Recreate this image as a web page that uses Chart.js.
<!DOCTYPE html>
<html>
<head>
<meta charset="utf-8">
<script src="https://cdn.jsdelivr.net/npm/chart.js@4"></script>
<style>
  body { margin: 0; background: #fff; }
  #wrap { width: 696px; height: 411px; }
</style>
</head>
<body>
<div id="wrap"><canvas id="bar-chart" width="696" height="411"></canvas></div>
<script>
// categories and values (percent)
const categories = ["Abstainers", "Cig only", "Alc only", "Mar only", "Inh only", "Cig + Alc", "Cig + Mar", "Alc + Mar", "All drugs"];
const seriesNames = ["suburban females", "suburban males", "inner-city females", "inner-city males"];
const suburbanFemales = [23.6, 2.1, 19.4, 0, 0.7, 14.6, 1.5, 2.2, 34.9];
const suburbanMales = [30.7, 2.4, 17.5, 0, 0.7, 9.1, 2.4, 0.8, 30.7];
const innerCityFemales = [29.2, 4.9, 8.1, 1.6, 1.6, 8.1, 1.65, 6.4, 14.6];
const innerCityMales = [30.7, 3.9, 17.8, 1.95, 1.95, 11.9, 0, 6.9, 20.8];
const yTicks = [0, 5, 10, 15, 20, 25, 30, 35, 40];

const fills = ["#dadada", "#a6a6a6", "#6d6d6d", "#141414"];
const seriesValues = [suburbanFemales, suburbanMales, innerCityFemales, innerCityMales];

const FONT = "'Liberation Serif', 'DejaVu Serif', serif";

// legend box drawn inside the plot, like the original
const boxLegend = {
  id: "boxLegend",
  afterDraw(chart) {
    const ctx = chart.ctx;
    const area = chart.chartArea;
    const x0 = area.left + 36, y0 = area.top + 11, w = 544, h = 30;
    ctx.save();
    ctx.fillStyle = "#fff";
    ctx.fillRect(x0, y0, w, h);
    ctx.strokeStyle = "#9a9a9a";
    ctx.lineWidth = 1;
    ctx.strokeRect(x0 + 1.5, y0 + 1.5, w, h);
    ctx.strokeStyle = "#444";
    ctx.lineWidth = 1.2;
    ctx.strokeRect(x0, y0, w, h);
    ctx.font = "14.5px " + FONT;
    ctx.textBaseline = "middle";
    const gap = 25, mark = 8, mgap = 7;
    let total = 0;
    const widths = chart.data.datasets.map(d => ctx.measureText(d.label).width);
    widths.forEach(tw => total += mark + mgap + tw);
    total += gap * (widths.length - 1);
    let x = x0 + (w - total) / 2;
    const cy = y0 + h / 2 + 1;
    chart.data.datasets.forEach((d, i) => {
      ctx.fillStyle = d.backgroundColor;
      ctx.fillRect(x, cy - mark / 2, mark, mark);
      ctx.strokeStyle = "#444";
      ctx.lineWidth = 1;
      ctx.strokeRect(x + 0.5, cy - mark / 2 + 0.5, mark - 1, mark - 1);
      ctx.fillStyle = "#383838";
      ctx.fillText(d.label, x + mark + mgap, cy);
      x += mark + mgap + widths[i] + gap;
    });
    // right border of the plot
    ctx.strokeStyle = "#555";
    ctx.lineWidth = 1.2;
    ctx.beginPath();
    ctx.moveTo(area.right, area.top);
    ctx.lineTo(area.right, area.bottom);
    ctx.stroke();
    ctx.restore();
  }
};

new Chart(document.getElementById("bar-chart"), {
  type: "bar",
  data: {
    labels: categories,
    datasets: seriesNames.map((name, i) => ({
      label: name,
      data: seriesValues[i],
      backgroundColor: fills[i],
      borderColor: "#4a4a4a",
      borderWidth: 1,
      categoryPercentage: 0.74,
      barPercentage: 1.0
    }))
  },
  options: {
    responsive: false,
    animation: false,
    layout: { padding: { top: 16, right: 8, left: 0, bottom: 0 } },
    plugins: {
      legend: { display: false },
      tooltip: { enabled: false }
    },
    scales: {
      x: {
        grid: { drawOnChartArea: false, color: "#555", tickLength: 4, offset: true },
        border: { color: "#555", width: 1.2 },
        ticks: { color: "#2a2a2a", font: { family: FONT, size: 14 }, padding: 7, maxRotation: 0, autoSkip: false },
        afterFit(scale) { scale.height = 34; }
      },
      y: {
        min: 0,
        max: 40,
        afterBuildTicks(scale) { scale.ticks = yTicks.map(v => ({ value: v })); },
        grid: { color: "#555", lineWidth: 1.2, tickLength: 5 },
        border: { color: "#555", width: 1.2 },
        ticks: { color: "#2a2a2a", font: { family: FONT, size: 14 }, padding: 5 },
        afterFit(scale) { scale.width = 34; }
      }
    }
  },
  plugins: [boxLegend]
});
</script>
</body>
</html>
###
Restate the data above word for word.

- **WRITTEN RESPONSE**:
Recreate this image as a web page that uses Chart.js.
<!DOCTYPE html>
<html>
<head>
<meta charset="utf-8">
<script src="https://cdn.jsdelivr.net/npm/chart.js@4"></script>
<style>
  body { margin: 0; background: #fff; }
  #wrap { width: 696px; height: 411px; }
</style>
</head>
<body>
<div id="wrap"><canvas id="bar-chart" width="696" height="411"></canvas></div>
<script>
// categories and values (percent)
const categories = ["Abstainers", "Cig only", "Alc only", "Mar only", "Inh only", "Cig + Alc", "Cig + Mar", "Alc + Mar", "All drugs"];
const seriesNames = ["suburban females", "suburban males", "inner-city females", "inner-city males"];
const suburbanFemales = [23.6, 2.1, 19.4, 0, 0.7, 14.6, 1.5, 2.2, 34.9];
const suburbanMales = [30.7, 2.4, 17.5, 0, 0.7, 9.1, 2.4, 0.8, 30.7];
const innerCityFemales = [29.2, 4.9, 8.1, 1.6, 1.6, 8.1, 1.65, 6.4, 14.6];
const innerCityMales = [30.7, 3.9, 17.8, 1.95, 1.95, 11.9, 0, 6.9, 20.8];
const yTicks = [0, 5, 10, 15, 20, 25, 30, 35, 40];

const fills = ["#dadada", "#a6a6a6", "#6d6d6d", "#141414"];
const seriesValues = [suburbanFemales, suburbanMales, innerCityFemales, innerCityMales];

const FONT = "'Liberation Serif', 'DejaVu Serif', serif";

// legend box drawn inside the plot, like the original
const boxLegend = {
  id: "boxLegend",
  afterDraw(chart) {
    const ctx = chart.ctx;
    const area = chart.chartArea;
    const x0 = area.left + 36, y0 = area.top + 11, w = 544, h = 30;
    ctx.save();
    ctx.fillStyle = "#fff";
    ctx.fillRect(x0, y0, w, h);
    ctx.strokeStyle = "#9a9a9a";
    ctx.lineWidth = 1;
    ctx.strokeRect(x0 + 1.5, y0 + 1.5, w, h);
    ctx.strokeStyle = "#444";
    ctx.lineWidth = 1.2;
    ctx.strokeRect(x0, y0, w, h);
    ctx.font = "14.5px " + FONT;
    ctx.textBaseline = "middle";
    const gap = 25, mark = 8, mgap = 7;
    let total = 0;
    const widths = chart.data.datasets.map(d => ctx.measureText(d.label).width);
    widths.forEach(tw => total += mark + mgap + tw);
    total += gap * (widths.length - 1);
    let x = x0 + (w - total) / 2;
    const cy = y0 + h / 2 + 1;
    chart.data.datasets.forEach((d, i) => {
      ctx.fillStyle = d.backgroundColor;
      ctx.fillRect(x, cy - mark / 2, mark, mark);
      ctx.strokeStyle = "#444";
      ctx.lineWidth = 1;
      ctx.strokeRect(x + 0.5, cy - mark / 2 + 0.5, mark - 1, mark - 1);
      ctx.fillStyle = "#383838";
      ctx.fillText(d.label, x + mark + mgap, cy);
      x += mark + mgap + widths[i] + gap;
    });
    // right border of the plot
    ctx.strokeStyle = "#555";
    ctx.lineWidth = 1.2;
    ctx.beginPath();
    ctx.moveTo(area.right, area.top);
    ctx.lineTo(area.right, area.bottom);
    ctx.stroke();
    ctx.restore();
  }
};

new Chart(document.getElementById("bar-chart"), {
  type: "bar",
  data: {
    labels: categories,
    datasets: seriesNames.map((name, i) => ({
      label: name,
      data: seriesValues[i],
      backgroundColor: fills[i],
      borderColor: "#4a4a4a",
      borderWidth: 1,
      categoryPercentage: 0.74,
      barPercentage: 1.0
    }))
  },
  options: {
    responsive: false,
    animation: false,
    layout: { padding: { top: 16, right: 8, left: 0, bottom: 0 } },
    plugins: {
      legend: { display: false },
      tooltip: { enabled: false }
    },
    scales: {
      x: {
        grid: { drawOnChartArea: false, color: "#555", tickLength: 4, offset: true },
        border: { color: "#555", width: 1.2 },
        ticks: { color: "#2a2a2a", font: { family: FONT, size: 14 }, padding: 7, maxRotation: 0, autoSkip: false },
        afterFit(scale) { scale.height = 34; }
      },
      y: {
        min: 0,
        max: 40,
        afterBuildTicks(scale) { scale.ticks = yTicks.map(v => ({ value: v })); },
        grid: { color: "#555", lineWidth: 1.2, tickLength: 5 },
        border: { color: "#555", width: 1.2 },
        ticks: { color: "#2a2a2a", font: { family: FONT, size: 14 }, padding: 5 },
        afterFit(scale) { scale.width = 34; }
      }
    }
  },
  plugins: [boxLegend]
});
</script>
</body>
</html>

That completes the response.